Menu Plan for the week of May 10, 2013:  Sunday's Recipes

Risotto with Asparagus, Veal and Peas
Strawberries with Yogurt and Mint

Cooking time:  30 minutes for menu      Cooking schedule: see below for instructions

       You could use turkey or chicken rather than the veal in this dish.  This is our last risotto until late summer.

Risotto with Asparagus, Veal and Peas         Preparation and cooking time: 30 minutes
   Spring risotto, with fresh asparagus, peas, and a bit of green garlic.  Enjoy the season!   

6oz (180gr) asparagus
1/2 cup (2.5oz, 75gr) peas, fresh or frozen, plain
2/3 cup Arborio rice (or other rice specifically for risotto - Carnaroli or Vialone Nano)
1/2 cup (4oz, 120ml) dry, white wine
2 1/4 cups (18oz, 540ml) chicken stock
4 green garlic  substitute 4 green onion
1 tbs butter
1/2 cup (2oz, 60gr) Parmesan cheese - freshly grated 
Condimenti

Heat chicken stock and keep hot over low heat. 
Prepare asparagus, cutting to 1 inch (2.5cm) lengths, reserving tips.  Trim and slice green garlic.  
In medium sauce pan heat butter; add green garlic, rice and sauté, stirring, for 2 - 3 minutes until rice has white center.  Add white wine and stir. 
Start condimenti. 
When wine is almost absorbed add a 1/3 cup of stock and all of the asparagus, except tips, and stir.  (No need to stir constantly but do stir from time to time.)  When stock is almost absorbed add another 1/3 cup and continue adding 1/3 cup at a time and stirring. 
Before the last 2 '1/3 cups', add the asparagus tips to the rice.  Add the peas to the stock to heat.
Before the last 1/3 cup is added taste a few kernels of rice.  They should be just 'al dente' - slightly resistant to the tooth but fully cooked.  If more stock is needed add it a tbs at a time and waiting until almost completely absorbed.  At this point risotto will be thick but not stiff - there will still be visible liquid and it will not hold it's shape on a plate. 
Pour off any remaining stock from the peas and add peas to risotto.  Add the Parmesan and the condimenti, stir well, pour into a bowl or risotto platter and serve immediately. 
It will continue to absorb liquid and the leftovers (if any) will be quite stiff.  The risottos that we have eaten in northern Italy have all been served in soup plates (flattish bowls) and eaten with a spoon - not a fork.

Condimenti

6oz (180gr) veal scallops
1oz (30gr) mangetout, snow peas, pea pods
2 tsp olive oil

Trim the mangetout and slice, diagonally, into strips.   Slice the veal scallops into bite-size strips. While risotto is cooking, heat oil in medium skillet.  Add veal and sauté until cooked through.  Add mangetout and sauté 2 - 3 minutes longer. Cover and keep warm until needed for risotto.
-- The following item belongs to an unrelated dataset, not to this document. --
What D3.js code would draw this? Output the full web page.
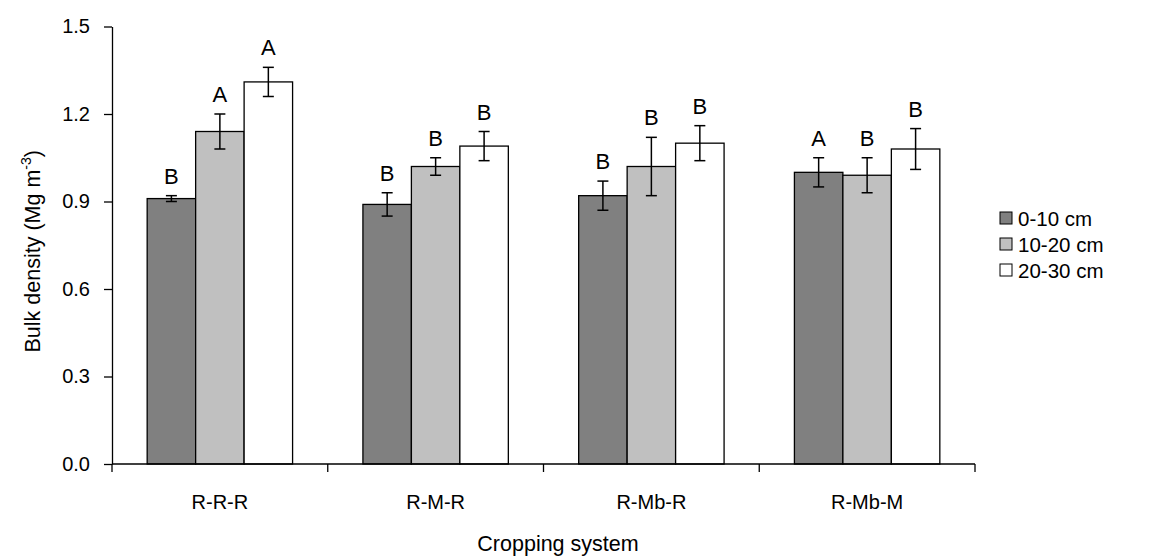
<!DOCTYPE html>
<html>
<head>
<meta charset="utf-8">
<script src="https://cdn.jsdelivr.net/npm/d3@7"></script>
<style>
  html, body { margin: 0; padding: 0; background: #fff; }
  svg { display: block; font-family: "Liberation Sans", Arial, sans-serif; }
</style>
</head>
<body>
<svg id="chart" width="1153" height="557"></svg>
<script>
// Bulk density by cropping system and soil depth
const systems = ["R-R-R", "R-M-R", "R-Mb-R", "R-Mb-M"];
const depths = ["0-10 cm", "10-20 cm", "20-30 cm"];
const fills = ["#808080", "#c0c0c0", "#ffffff"];

const meanShallow = [0.91, 0.89, 0.92, 1.00];
const meanMiddle  = [1.14, 1.02, 1.02, 0.99];
const meanDeep    = [1.31, 1.09, 1.10, 1.08];

const errShallow = [0.01, 0.04, 0.05, 0.05];
const errMiddle  = [0.06, 0.03, 0.10, 0.06];
const errDeep    = [0.05, 0.05, 0.06, 0.07];

const letterShallow = ["B", "B", "B", "A"];
const letterMiddle  = ["A", "B", "B", "B"];
const letterDeep    = ["A", "B", "B", "B"];

const yTicks = [0, 0.3, 0.6, 0.9, 1.2, 1.5];

const means = [meanShallow, meanMiddle, meanDeep];
const errs = [errShallow, errMiddle, errDeep];
const letters = [letterShallow, letterMiddle, letterDeep];

const rows = [];
systems.forEach((s, i) => {
  depths.forEach((d, j) => {
    rows.push({ system: s, depth: d, idx: j, value: means[j][i], err: errs[j][i], letter: letters[j][i] });
  });
});

const svg = d3.select("#chart");
const plotLeft = 112, plotRight = 975, plotTop = 26.5, plotBottom = 464;

const x0 = d3.scaleBand().domain(systems).range([plotLeft, plotRight])
  .paddingInner(0.326).paddingOuter(0.163);
const x1 = d3.scaleBand().domain(depths).range([0, x0.bandwidth()]);
const y = d3.scaleLinear().domain([0, 1.5]).range([plotBottom, plotTop]);

const cx = d => x0(d.system) + x1(d.depth) + x1.bandwidth() / 2;

// bars
const g = svg.append("g");
g.selectAll("rect.bar").data(rows).join("rect")
  .attr("class", "bar")
  .attr("x", d => x0(d.system) + x1(d.depth))
  .attr("y", d => y(d.value))
  .attr("width", x1.bandwidth())
  .attr("height", d => y(0) - y(d.value))
  .attr("fill", d => fills[d.idx])
  .attr("stroke", "#000")
  .attr("stroke-width", 1.3);

// error bars
const cap = 5.5;
const eb = g.selectAll("g.err").data(rows).join("g").attr("class", "err")
  .attr("stroke", "#000").attr("stroke-width", 1.5);
eb.append("line")
  .attr("x1", cx).attr("x2", cx)
  .attr("y1", d => y(d.value + d.err))
  .attr("y2", d => y(d.value - d.err));
eb.append("line")
  .attr("x1", d => cx(d) - cap).attr("x2", d => cx(d) + cap)
  .attr("y1", d => y(d.value + d.err))
  .attr("y2", d => y(d.value + d.err));
eb.append("line")
  .attr("x1", d => cx(d) - cap).attr("x2", d => cx(d) + cap)
  .attr("y1", d => y(d.value - d.err))
  .attr("y2", d => y(d.value - d.err));

// significance letters
g.selectAll("text.letter").data(rows).join("text")
  .attr("class", "letter")
  .attr("x", cx)
  .attr("y", d => y(d.value + d.err) - 12)
  .attr("text-anchor", "middle")
  .attr("font-size", 22)
  .attr("fill", "#000")
  .text(d => d.letter);

// y axis
const yAxis = svg.append("g")
  .attr("transform", `translate(${plotLeft},0)`)
  .call(d3.axisLeft(y).tickValues(yTicks).tickFormat(d3.format(".1f")).tickSize(8).tickSizeOuter(0).tickPadding(14));
yAxis.select(".domain").attr("stroke", "#000").attr("stroke-width", 1.3);
yAxis.selectAll(".tick line").attr("stroke", "#000").attr("stroke-width", 1.3);
yAxis.selectAll(".tick text").attr("font-size", 20).attr("fill", "#000")
  .attr("font-family", "Liberation Sans, Arial, sans-serif");

// x axis: line along the baseline with ticks at group boundaries
const xAxis = svg.append("g");
xAxis.append("line")
  .attr("x1", plotLeft).attr("x2", plotRight)
  .attr("y1", y(0)).attr("y2", y(0))
  .attr("stroke", "#000").attr("stroke-width", 1.3);
const bounds = systems.map(s => x0(s) - x0.step() * x0.paddingInner() / 2).concat([plotRight]);
xAxis.selectAll("line.tick").data(bounds).join("line")
  .attr("class", "tick")
  .attr("x1", d => d).attr("x2", d => d)
  .attr("y1", y(0)).attr("y2", y(0) + 8)
  .attr("stroke", "#000").attr("stroke-width", 1.3);
xAxis.selectAll("text.cat").data(systems).join("text")
  .attr("class", "cat")
  .attr("x", d => x0(d) + x0.bandwidth() / 2)
  .attr("y", 509)
  .attr("text-anchor", "middle")
  .attr("font-size", 20)
  .attr("fill", "#000")
  .text(d => d);

// axis titles
svg.append("text")
  .attr("x", 558).attr("y", 551)
  .attr("text-anchor", "middle")
  .attr("font-size", 21.5)
  .text("Cropping system");

const yt = svg.append("text")
  .attr("transform", `translate(40,${(plotTop + plotBottom) / 2 + 6}) rotate(-90)`)
  .attr("text-anchor", "middle")
  .attr("font-size", 21.5);
yt.append("tspan").text("Bulk density (Mg m");
yt.append("tspan").attr("dy", -9).attr("font-size", 14).text("-3");
yt.append("tspan").attr("dy", 9).text(")");

// legend
const legend = svg.append("g").attr("transform", "translate(1000,218)");
const li = legend.selectAll("g").data(depths).join("g")
  .attr("transform", (d, i) => `translate(0,${i * 26})`);
li.append("rect")
  .attr("x", 0).attr("y", -6).attr("width", 12).attr("height", 12)
  .attr("fill", (d, i) => fills[i]).attr("stroke", "#000").attr("stroke-width", 1);
li.append("text")
  .attr("x", 18).attr("y", 7.5)
  .attr("font-size", 20.5)
  .text(d => d);
</script>
</body>
</html>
Fresh Strawberries with Yogurt and Mint       Preparation and cooking time: 10 minutes
   A bit of sugar and Greek Yogurt is wonderful with fresh strawberries.... and ever so much healthier than cream.  If you have fresh mint - that will finish it just right!

1 - 1 1/2 cups fresh strawberries
1 tbs sugar   optional
4oz (125gr) Greek yogurt
1 tbs fresh mint, snipped  optional

Rinse strawberries.  With your fingers, pull the stem end and leaves off.  Cut in half or quarters if very large. Put into a medium bowl and sprinkle with sugar.  Stir gently. Add yogurt and snipped mint and stir gently.  Spoon into 2 small dishes and serve.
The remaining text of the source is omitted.